Elisabeta Necker, imigrante de 46 anos que vive em território nacional há 22 e desempenha o cargo de presidente do executivo da Associação Doina Algarve, que representa os imigrantes moldavos e romenos que optaram por se instalar no Sul do país, confirma.
“No passado já existiram vários problemas, principalmente, na zona do Alentejo. Houve sempre um esforço por parte das autoridades para combater isto, mas nunca acaba. Temos apoiado muito essa área, mas não recebemos nenhuma denúncia recente”, declara a mulher que tem duas filhas que nasceram cá. “Não fico surpreendida. Acho que é importante dizer que sempre que houve problemas as autoridades agiram com a maior rapidez”.
“Acho que isto nunca deixou de acontecer, mas há zonas onde se sente menos ou fica bem ocultado. Estas pessoas têm medo de falar e, sobretudo, não conhecendo a língua nem o território… Não é fácil”, confessa, explicando que a Doina não só está em contacto com organismos como a Cáritas, como colabora com os diversos consulados. “Eles têm toda a informação e tentam agir”, assegura.
“Eu, pelo menos, e as pessoas que conheço, não sentimos que haja preconceito. Sinto uma diferença na abordagem feita no Algarve e no Centro quando comparada com aquela que acontece no Alentejo. Aqui estamos habituados a lidar com estrangeiros, lá não e é normal, estranham mais a diferença”, admite, alinhando-se com Elísio Estanque, sociólogo, professor da Faculdade de Economia da Universidade de Coimbra e investigador do Centro de Estudos Sociais da mesma instituição.

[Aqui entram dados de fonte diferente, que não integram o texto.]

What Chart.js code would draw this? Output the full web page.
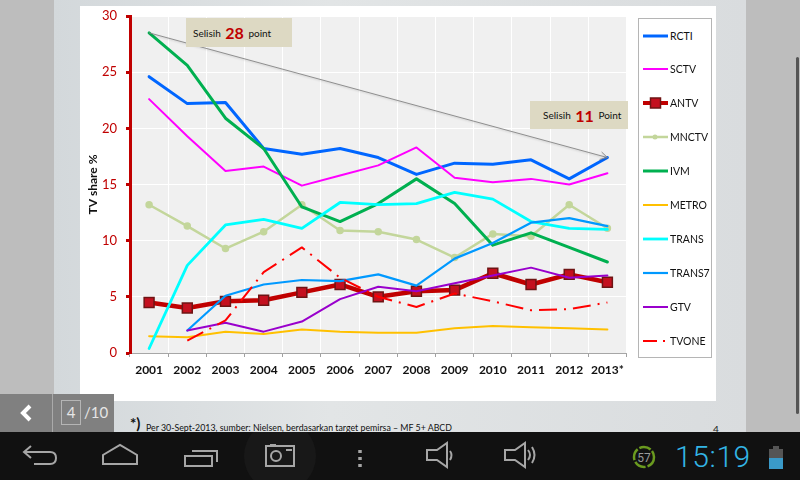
<!DOCTYPE html>
<html>
<head>
<meta charset="utf-8">
<title>TV share</title>
<script src="https://cdn.jsdelivr.net/npm/chart.js@4"></script>
<style>
html, body { margin: 0; padding: 0; }
body { width: 800px; height: 480px; position: relative; overflow: hidden; background: #bdbdbd; font-family: Lato, sans-serif; }
#slide { position: absolute; left: 54px; top: 0; width: 692px; height: 432px; background: linear-gradient(90deg, #d3d8db, #e2e5e6 40%, #d9dcde); }
#paper { position: absolute; left: 80px; top: 6px; width: 636px; height: 395px; background: #fff; }
#grafico { position: absolute; left: 80px; top: 6px; }
.nota { position: absolute; background: #ddd9c3; color: #111; font-size: 10px; display: flex; align-items: center; white-space: pre; box-sizing: border-box; }
.nota b { color: #c00000; font-size: 16px; margin: 0 2px; }
#legenda { position: absolute; left: 638px; top: 18px; width: 72px; height: 338px; border: 1px solid #b5b5b5; background: #fff; }
.item { position: absolute; left: 3px; height: 14px; display: flex; align-items: center; font-size: 10.5px; color: #111; }
.item svg { margin-right: 1px; }
#rodape { position: absolute; left: 146px; top: 422px; font-size: 8.8px; color: #111; white-space: nowrap; }
#asterisco { position: absolute; left: 130px; top: 414px; font-size: 15px; font-weight: bold; color: #111; }
#num { position: absolute; left: 713px; top: 423px; font-size: 10px; color: #222; }
#pager { position: absolute; left: 0; top: 394px; width: 114px; height: 38px; background: #808080; color: #e6e6e6; font-size: 15px; }
#pager .sep { position: absolute; left: 52px; top: 0; width: 1px; height: 38px; background: #aaa; }
#pager .n { position: absolute; left: 61px; top: 6px; width: 18px; height: 23px; border: 1px solid #b5b5b5; text-align: center; line-height: 23px; }
#pager .t { position: absolute; left: 84px; top: 6px; line-height: 25px; }
#barra { position: absolute; left: 0; top: 432px; width: 800px; height: 48px; background: #111; }
#barra svg { position: absolute; left: 0; top: 0; }
#hora { position: absolute; left: 675px; top: 6px; font-family: Roboto, sans-serif; font-weight: 300; font-size: 30px; color: #33b5e5; line-height: 38px; letter-spacing: 0.6px; }
#scroll { position: absolute; left: 796px; top: 57px; width: 3px; height: 357px; background: #555; border-radius: 2px; }
</style>
</head>
<body>
<div id="slide"></div>
<div id="paper"></div>
<canvas id="grafico" width="555" height="374"></canvas>
<div class="nota" style="left:186px;top:18px;width:106px;height:29px;padding-left:7px">Selisih <b>28</b> point</div>
<div class="nota" style="left:530px;top:101px;width:98px;height:28px;padding-left:13px">Selisih <b>11</b> Point</div>
<div id="legenda"></div>
<div id="asterisco">*)</div>
<div id="rodape">Per 30-Sept-2013, sumber: Nielsen, berdasarkan target pemirsa – MF 5+ ABCD</div>
<div id="num">4</div>
<div id="scroll"></div>
<div id="pager">
  <svg width="52" height="38" style="position:absolute;left:0;top:0"><path d="M30 12 L23 19 L30 26" fill="none" stroke="#fff" stroke-width="4"/></svg>
  <div class="sep"></div><div class="n">4</div><div class="t">/10</div>
</div>
<div id="barra">
  <svg width="800" height="48" fill="none" stroke="#a6a6a6" stroke-width="2">
    <circle cx="280" cy="24" r="36" fill="#181818" stroke="none"/>
    <path d="M31 14 L24 20 L31 26 M24 20 H50 Q56 20 56 26 Q56 32 50 32 H34"/>
    <path d="M103 32 V23 L120 13 L137 23 V32 Z"/>
    <path d="M185 24 H212 V34 H185 Z M192 19 H217 V30"/>
    <path d="M266 14 H294 V34 H266 Z M270 13 H276"/><circle cx="276" cy="24" r="5"/><path d="M286 18 H292"/>
    <path d="M360 18 v3 M360 25 v3 M360 32 v3" stroke-width="3.5"/>
    <path d="M427 18 H437 L447 11 V35 L437 28 H427 Z"/><path d="M450 19 Q453 23 450 28"/>
    <path d="M505 18 H515 L525 11 V35 L515 28 H505 Z"/><path d="M528 18 Q532 23 528 28 M532 15 Q537 23 532 31"/>
    <circle cx="644" cy="25" r="10" stroke="#6a9a1f" stroke-width="2.5" stroke-dasharray="12 2"/>
    <text x="644" y="30" text-anchor="middle" font-family="Roboto" font-size="12" fill="#9a9a9a" stroke="none">57</text>
    <rect x="769" y="17" width="14" height="9" fill="#555" stroke="none"/>
    <rect x="773" y="14" width="6" height="3" fill="#555" stroke="none"/>
    <rect x="769" y="26" width="14" height="11" fill="#3a9ac9" stroke="none"/>
  </svg>
  <div id="hora">15:19</div>
</div>

<script>
// dados
const anos = ['2001', '2002', '2003', '2004', '2005', '2006', '2007', '2008', '2009', '2010', '2011', '2012', '2013*'];
const ticksY = [0, 5, 10, 15, 20, 25, 30];

const rcti = [24.6, 22.2, 22.3, 18.2, 17.7, 18.2, 17.4, 15.9, 16.9, 16.8, 17.2, 15.5, 17.4];
const sctv = [22.6, 19.3, 16.2, 16.6, 14.9, 15.8, 16.7, 18.3, 15.6, 15.2, 15.5, 15.0, 16.0];
const antv = [4.5, 4.0, 4.6, 4.7, 5.4, 6.1, 5.0, 5.5, 5.6, 7.1, 6.1, 7.0, 6.3];
const mnctv = [13.2, 11.3, 9.3, 10.8, 13.2, 10.9, 10.8, 10.1, 8.5, 10.6, 10.4, 13.2, 11.1];
const ivm = [28.5, 25.6, 20.9, 18.2, 13.0, 11.7, 13.3, 15.5, 13.3, 9.6, 10.7, 9.4, 8.1];
const metro = [1.5, 1.4, 1.9, 1.7, 2.1, 1.9, 1.8, 1.8, 2.2, 2.4, 2.3, 2.2, 2.1];
const trans = [0.4, 7.8, 11.4, 11.9, 11.1, 13.4, 13.2, 13.3, 14.3, 13.7, 11.7, 11.1, 11.0];
const trans7 = [null, 2.0, 5.1, 6.1, 6.5, 6.4, 7.0, 6.0, 8.4, 9.8, 11.6, 12.0, 11.3];
const gtv = [null, 2.0, 2.7, 1.9, 2.8, 4.8, 5.9, 5.5, 6.2, 6.9, 7.6, 6.7, 6.9];
const tvone = [null, 1.1, 2.9, 7.2, 9.4, 6.7, 5.0, 4.1, 5.3, 4.6, 3.8, 3.9, 4.5];

function serie(label, data, cor, largura, extra) {
    return Object.assign({
        label: label,
        data: data,
        borderColor: cor,
        backgroundColor: cor,
        borderWidth: largura,
        pointRadius: 0,
        tension: 0,
        borderCapStyle: 'round',
        borderJoinStyle: 'round'
    }, extra);
}

const series = [
    serie('RCTI', rcti, '#0066ff', 3),
    serie('SCTV', sctv, '#ff00ff', 2),
    serie('ANTV', antv, '#c00000', 4.5, { pointStyle: 'rect', pointRadius: 7, pointBackgroundColor: '#c4101f', pointBorderColor: '#6e1414', pointBorderWidth: 1.5 }),
    serie('MNCTV', mnctv, '#c3d69b', 2.5, { pointStyle: 'circle', pointRadius: 2.5, pointBackgroundColor: '#c3d69b', pointBorderColor: '#c3d69b' }),
    serie('IVM', ivm, '#00b050', 3),
    serie('METRO', metro, '#ffc000', 2),
    serie('TRANS', trans, '#00ffff', 2.8),
    serie('TRANS7', trans7, '#0099ff', 2.2),
    serie('GTV', gtv, '#9900cc', 2),
    serie('TVONE', tvone, '#ff0000', 2, { borderDash: [18, 7, 2, 7], borderCapStyle: 'butt' })
];

// ultimo da lista fica por cima
series.forEach(function (s, i) { s.order = series.length - i; });

// fundo cinza da area do grafico
const fundoPlugin = {
    id: 'fundo',
    beforeDraw: function (chart) {
        const a = chart.chartArea;
        chart.ctx.save();
        chart.ctx.fillStyle = '#f0f0f0';
        chart.ctx.fillRect(a.left, a.top, a.right - a.left, a.bottom - a.top);
        chart.ctx.restore();
    }
};

// seta do IVM 2001 ate o RCTI 2013
const setaPlugin = {
    id: 'seta',
    afterDatasetsDraw: function (chart) {
        const ctx = chart.ctx;
        const x1 = chart.scales.x.getPixelForValue(0);
        const y1 = chart.scales.y.getPixelForValue(ivm[0]);
        const x2 = chart.scales.x.getPixelForValue(anos.length - 1);
        const y2 = chart.scales.y.getPixelForValue(rcti[rcti.length - 1]);
        const ang = Math.atan2(y2 - y1, x2 - x1);
        ctx.save();
        ctx.strokeStyle = '#858585';
        ctx.lineWidth = 0.9;
        ctx.shadowColor = 'rgba(0,0,0,0.18)';
        ctx.shadowBlur = 2;
        ctx.shadowOffsetY = 1;
        ctx.beginPath();
        ctx.moveTo(x1, y1);
        ctx.lineTo(x2, y2);
        ctx.moveTo(x2 - 8 * Math.cos(ang - 0.5), y2 - 8 * Math.sin(ang - 0.5));
        ctx.lineTo(x2, y2);
        ctx.lineTo(x2 - 8 * Math.cos(ang + 0.5), y2 - 8 * Math.sin(ang + 0.5));
        ctx.stroke();
        ctx.restore();
    }
};

const config = {
    type: 'line',
    data: { labels: anos, datasets: series },
    options: {
        responsive: false,
        animation: false,
        devicePixelRatio: 1,
        layout: { padding: { top: 10, right: 0, bottom: 0, left: 6 } },
        plugins: { legend: { display: false }, tooltip: { enabled: false } },
        scales: {
            x: {
                offset: true,
                grid: { offset: true, color: '#ffffff', lineWidth: 1, tickColor: '#a0a0a0', tickLength: 4 },
                border: { color: '#a6a6a6', width: 1 },
                ticks: { color: '#111', font: { family: 'Lato', size: 12, weight: 'bold' }, maxRotation: 0, autoSkip: false, padding: 6 },
                afterFit: function (scale) { scale.height = 27; }
            },
            y: {
                min: 0,
                max: 30,
                afterBuildTicks: function (scale) { scale.ticks = ticksY.map(function (v) { return { value: v }; }); },
                title: { display: true, text: 'TV share %', color: '#111', font: { family: 'Lato', size: 12, weight: 'bold' }, padding: 0 },
                grid: { color: '#ffffff', lineWidth: 1, tickColor: '#c00000', tickLength: 4, tickWidth: 3 },
                border: { color: '#c00000', width: 3 },
                ticks: { color: '#c00000', font: { family: 'Lato', size: 13 }, padding: 9 },
                afterFit: function (scale) {
                    scale.width = 44;
                    // sem isso o padding dos ticks empurra o topo do grafico
                    scale.paddingTop = 0;
                    scale.paddingBottom = 0;
                }
            }
        }
    },
    plugins: [fundoPlugin, setaPlugin]
};

const grafico = new Chart(document.getElementById('grafico'), config);

// legenda em html, com as cores das series
const legenda = document.getElementById('legenda');
const passoLegenda = 33.9;
series.forEach(function (s, i) {
    const item = document.createElement('div');
    item.className = 'item';
    item.style.top = (9.5 + i * passoLegenda) + 'px';
    let marca = '';
    if (s.label == 'ANTV') {
        marca = '<rect x="8.5" y="2" width="10" height="10" fill="#c4101f" stroke="#6e1414" stroke-width="1.5"/>';
    } else if (s.label == 'MNCTV') {
        marca = '<circle cx="13" cy="7" r="2.5" fill="#c3d69b"/>';
    }
    const traco = s.borderDash ? ' stroke-dasharray="14 6 2 6"' : '';
    item.innerHTML = '<svg width="27" height="14"><line x1="1" y1="7" x2="26" y2="7" stroke="' + s.borderColor + '" stroke-width="' + Math.min(s.borderWidth, 4) + '"' + traco + '/>' + marca + '</svg>' + s.label;
    legenda.appendChild(item);
});
</script>
</body>
</html>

Há choques culturais “que se traduzem em ações violentas e de travagem, assim como preconceitos, porque quando uma crise se aproxima, as populações locais inventam inimigos para justificar problemas”, explicou ao i, em entrevista, no mês de junho do ano passado. “A culpa nunca é nossa, é sempre do outro. Quando um imigrante chega, está disposto a aceitar trabalhos mal pagos, algo que os locais não aceitam. Mesmo assim, é-lhes apontado o dedo por ‘roubarem’. Trata-se de uma tendência humana, mas devia ser combatida com mais informação, educação e clareza pelas autoridades”.
“A questão do tráfico de força de trabalho não é nova. Moldavos, nepaleses e indianos são algumas das origens de trabalhadores sazonais que estão a ser explorados, em locais como as estufas, e muitas das vezes em condições degradantes”, observa agora. “Explorados e até escravizados. Por um lado, por empresários sem escrúpulos, por outro, por redes mafiosas internacionais dedicadas a essa prática”.
“E o problema é que as autoridades, como a Autoridade para as Condições do Trabalho (ACT), não têm meios nem condições para combater adequadamente estas situações”, analisa o docente universitário que, nessa mesma entrevista, destacou que “as autoridades e os governos encaravam” o panorama de Odemira “como um custo a pagar de um setor que revitaliza a economia portuguesa”.